The two top recipients of money from companies receiving TARP funds are the top two House Republicans, Minority Leader John A. Boehner (Ohio) with $200,000 and Republican Whip Eric Cantor (Va.) with $187,000. They are followed by the ranking members of two key House committees, Spencer Bachus (Ala.) on Financial Services and Dave Camp (Mich.) on the tax-writing committee.
The Republican Party itself is getting some of the bank contributions.
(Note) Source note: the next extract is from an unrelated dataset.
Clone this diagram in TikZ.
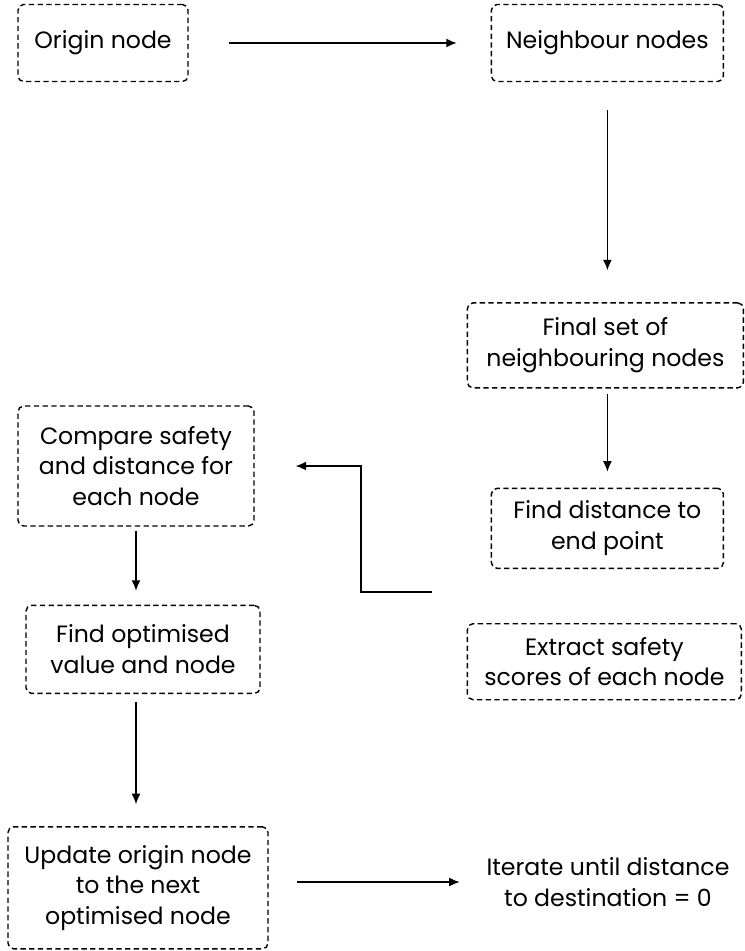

Seven financial firms have given the maximum $15,000 to the National Republican Senatorial Committee in each of the past two years, including American Express, Bank of America, Citigroup and Goldman Sachs - a total of $210,000.
A new ad by the NRSC running in Alaska shows a black-and-white photo of Obama and House Speaker Nancy Pelosi. "They're out of control - government takeovers, Wall Street bailouts," the ad says as photos stamped with red ink pile up.
The Democratic Senatorial Campaign Committee has taken $93,500 from companies that received TARP funds. The committee did not accept money from companies while they owed the government, except for one $15,000 donation from Capital One.
Citigroup, one of the few top recipients that has not paid back all that it owes the government, in September gave $30,000 to Republicans including Camp and Bachus. It also cut $12,000 in checks to Democrats, including the Democratic Congressional Campaign Committee and House Majority Leader Steny H. Hoyer (Md.).
The DCCC also has found a way to use the issue leading up to the midterm elections. A DCCC ad attacks Republican Scott Rigell, a car dealer opposing Democratic Rep. Glenn Nye in Virginia, for campaigning against the bailout while accepting money from the government's "Cash for Clunkers" program.
"Hypocrisy. That's politics these days," the ad says. "Rigell rails against the bailout, but his business raked in the cash, almost a half million of our tax dollars filling Scott Rigell's pocket. Mr. Rigell, that's hypocrisy. It's wrong."
Rigell said that it was his customers that chose to participate in the "Cash for Clunkers" program, and that he felt an obligation to participate so that he would not need to lay off any of his employees.
"Glenn Nye and his Democratic allies are attacking me for a program that Glenn Nye voted for," Rigell said in a statement. "That's real hypocrisy!"